- **Material provided**
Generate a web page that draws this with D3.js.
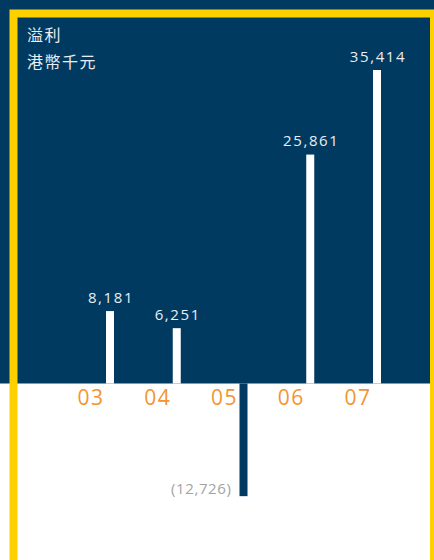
<!DOCTYPE html>
<html>
<head>
<meta charset="utf-8">
<script src="https://cdn.jsdelivr.net/npm/d3@7"></script>
<style>
  body { margin: 0; padding: 0; background: #fff; }
  svg { display: block; }
</style>
</head>
<body>
<div id="chart"></div>
<script>
// data
var years = ["03", "04", "05", "06", "07"];
var profit = [8181, 6251, -12726, 25861, 35414];
var valueLabels = ["8,181", "6,251", "(12,726)", "25,861", "35,414"];
var titleLines = ["溢利", "港幣千元"];

var width = 434, height = 560;
var baseline = 383.5;

var svg = d3.select("#chart")
  .append("svg")
    .attr("width", width)
    .attr("height", height);

// navy panel above the zero line
svg.append("rect")
    .attr("x", 0).attr("y", 0)
    .attr("width", width).attr("height", baseline)
    .attr("fill", "#013a61");

var x = d3.scalePoint()
    .domain(years)
    .range([110, 377]);

var y = d3.scaleLinear()
    .domain([0, d3.max(profit)])
    .range([baseline, 70]);

var rows = years.map(function(d, i){ return {year: d, value: profit[i], label: valueLabels[i]}; });

// bars
svg.selectAll(".bar")
  .data(rows)
  .enter().append("rect")
    .attr("class", "bar")
    .attr("x", function(d){ return x(d.year) - 4; })
    .attr("y", function(d){ return Math.min(y(d.value), y(0)); })
    .attr("width", 8)
    .attr("height", function(d){ return Math.abs(y(d.value) - y(0)); })
    .attr("fill", function(d){ return d.value < 0 ? "#013a61" : "#ffffff"; });

// value labels
svg.selectAll(".val")
  .data(rows)
  .enter().append("text")
    .attr("class", "val")
    .attr("x", function(d){ return d.value < 0 ? x(d.year) - 12 : x(d.year) + 1; })
    .attr("y", function(d){ return d.value < 0 ? y(d.value) - 2 : y(d.value) - 8.5; })
    .attr("text-anchor", function(d){ return d.value < 0 ? "end" : "middle"; })
    .attr("font-family", "'Open Sans', sans-serif")
    .attr("font-size", "15px")
    .attr("letter-spacing", function(d){ return d.value < 0 ? "0.6px" : "1.6px"; })
    .attr("fill", function(d){ return d.value < 0 ? "#a3a3a3" : "#e8eef3"; })
    .text(function(d){ return d.label; });

// year labels
svg.selectAll(".yr")
  .data(years)
  .enter().append("text")
    .attr("class", "yr")
    .attr("x", function(d){ return x(d) - 19; })
    .attr("y", 405)
    .attr("text-anchor", "middle")
    .attr("font-family", "'Open Sans', sans-serif")
    .attr("font-size", "21px")
    .attr("letter-spacing", "1.5px")
    .attr("fill", "#f39433")
    .text(function(d){ return d; });

// title
svg.selectAll(".title")
  .data(titleLines)
  .enter().append("text")
    .attr("class", "title")
    .attr("x", 27)
    .attr("y", function(d, i){ return 41 + i * 27; })
    .attr("font-family", "'Noto Sans CJK TC', sans-serif")
    .attr("font-size", "16px")
    .attr("letter-spacing", "1.5px")
    .attr("fill", "#e8eef3")
    .text(function(d){ return d; });

// yellow frame
svg.append("rect")
    .attr("x", 13.5).attr("y", 13.5)
    .attr("width", 420.5).attr("height", 600)
    .attr("fill", "none")
    .attr("stroke", "#fdd000")
    .attr("stroke-width", 8);
</script>
</body>
</html>
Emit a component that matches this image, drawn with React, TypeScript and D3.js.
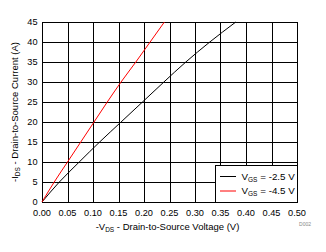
import React from "react";
import * as d3 from "d3";

const xTicks = [0, 0.05, 0.1, 0.15, 0.2, 0.25, 0.3, 0.35, 0.4, 0.45, 0.5];
const yTicks = [0, 5, 10, 15, 20, 25, 30, 35, 40, 45];

const currentA = [0, 5, 10, 15, 20, 25, 30, 35, 40, 45];
const vdsBlack = [0, 0.034, 0.073, 0.113, 0.155, 0.197, 0.239, 0.282, 0.329, 0.38];
const vdsRed = [0, 0.024, 0.05, 0.076, 0.102, 0.128, 0.155, 0.184, 0.212, 0.24];

const seriesNames = ["-2.5 V", "-4.5 V"];
const seriesColors = ["#000000", "#ff0000"];

const W = 326, H = 252;
const L = 42, R = 297, T = 22, B = 202;

export default function App() {
  const x = d3.scaleLinear().domain([0, 0.5]).range([L, R]);
  const y = d3.scaleLinear().domain([0, 45]).range([B, T]);
  const line = d3
    .line<[number, number]>()
    .x((d) => x(d[0]))
    .y((d) => y(d[1]))
    .curve(d3.curveMonotoneY);
  const series = [vdsBlack, vdsRed].map((vs) => vs.map((v, i) => [v, currentA[i]] as [number, number]));
  const font = "Arial, 'Liberation Sans', sans-serif";
  const px = (v: number) => Math.round(v) + 0.5;
  return (
    <svg width={W} height={H} style={{ position: "absolute", left: 0, top: 0 }} fontFamily={font}>
      <rect x={0} y={0} width={W} height={H} fill="#fff" />
      {xTicks.map((t) => (
        <line key={"gx" + t} x1={px(x(t))} x2={px(x(t))} y1={T} y2={B} stroke="#000" strokeWidth={1} />
      ))}
      {yTicks.map((t) => (
        <line key={"gy" + t} x1={L} x2={R} y1={px(y(t))} y2={px(y(t))} stroke="#000" strokeWidth={1} />
      ))}
      <rect x={L + 0.5} y={T + 0.5} width={R - L} height={B - T} fill="none" stroke="#000" strokeWidth={1} />
      {series.map((s, i) => (
        <path key={i} d={line(s) || ""} fill="none" stroke={seriesColors[i]} strokeWidth={1} />
      ))}
      {xTicks.map((t) => (
        <text key={"tx" + t} x={x(t)} y={216} fontSize={9.2} textAnchor="middle" fill="#000">
          {t.toFixed(2)}
        </text>
      ))}
      {yTicks.map((t) => (
        <text key={"ty" + t} x={37.5} y={y(t) + 3.3} fontSize={9.2} textAnchor="end" fill="#000">
          {t}
        </text>
      ))}
      <text x={(L + R) / 2 - 2} y={230} fontSize={9.5} textAnchor="middle" fill="#000">
        -V<tspan fontSize={6.5} dy={2}>DS</tspan>
        <tspan dy={-2}> - Drain-to-Source Voltage (V)</tspan>
      </text>
      <text transform={`translate(18,${(T + B) / 2}) rotate(-90)`} fontSize={9.5} textAnchor="middle" fill="#000">
        -I<tspan fontSize={6.5} dy={2}>DS</tspan>
        <tspan dy={-2}> - Drain-to-Source Current (A)</tspan>
      </text>
      <text x={311} y={226} fontSize={5} textAnchor="end" fill="#888">D002</text>
      <rect x={215.5} y={165.5} width={R - 215} height={B - 165} fill="#fff" stroke="#000" strokeWidth={1} />
      {seriesNames.map((n, i) => (
        <g key={n}>
          <line x1={220} x2={236} y1={176.5 + i * 14.5} y2={176.5 + i * 14.5} stroke={seriesColors[i]} strokeWidth={1} />
          <text x={241.5} y={179.5 + i * 14.5} fontSize={9.8} fill="#000">
            V<tspan fontSize={6.5} dy={2}>GS</tspan>
            <tspan dy={-2}> = {n}</tspan>
          </text>
        </g>
      ))}
    </svg>
  );
}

- **Given instruction**
Each line from the top of the material through the line containing "var baseline = 383.5;" should be reproduced exactly; please drop any images.

- **Written solution**
Generate a web page that draws this with D3.js.
<!DOCTYPE html>
<html>
<head>
<meta charset="utf-8">
<script src="https://cdn.jsdelivr.net/npm/d3@7"></script>
<style>
  body { margin: 0; padding: 0; background: #fff; }
  svg { display: block; }
</style>
</head>
<body>
<div id="chart"></div>
<script>
// data
var years = ["03", "04", "05", "06", "07"];
var profit = [8181, 6251, -12726, 25861, 35414];
var valueLabels = ["8,181", "6,251", "(12,726)", "25,861", "35,414"];
var titleLines = ["溢利", "港幣千元"];

var width = 434, height = 560;
var baseline = 383.5;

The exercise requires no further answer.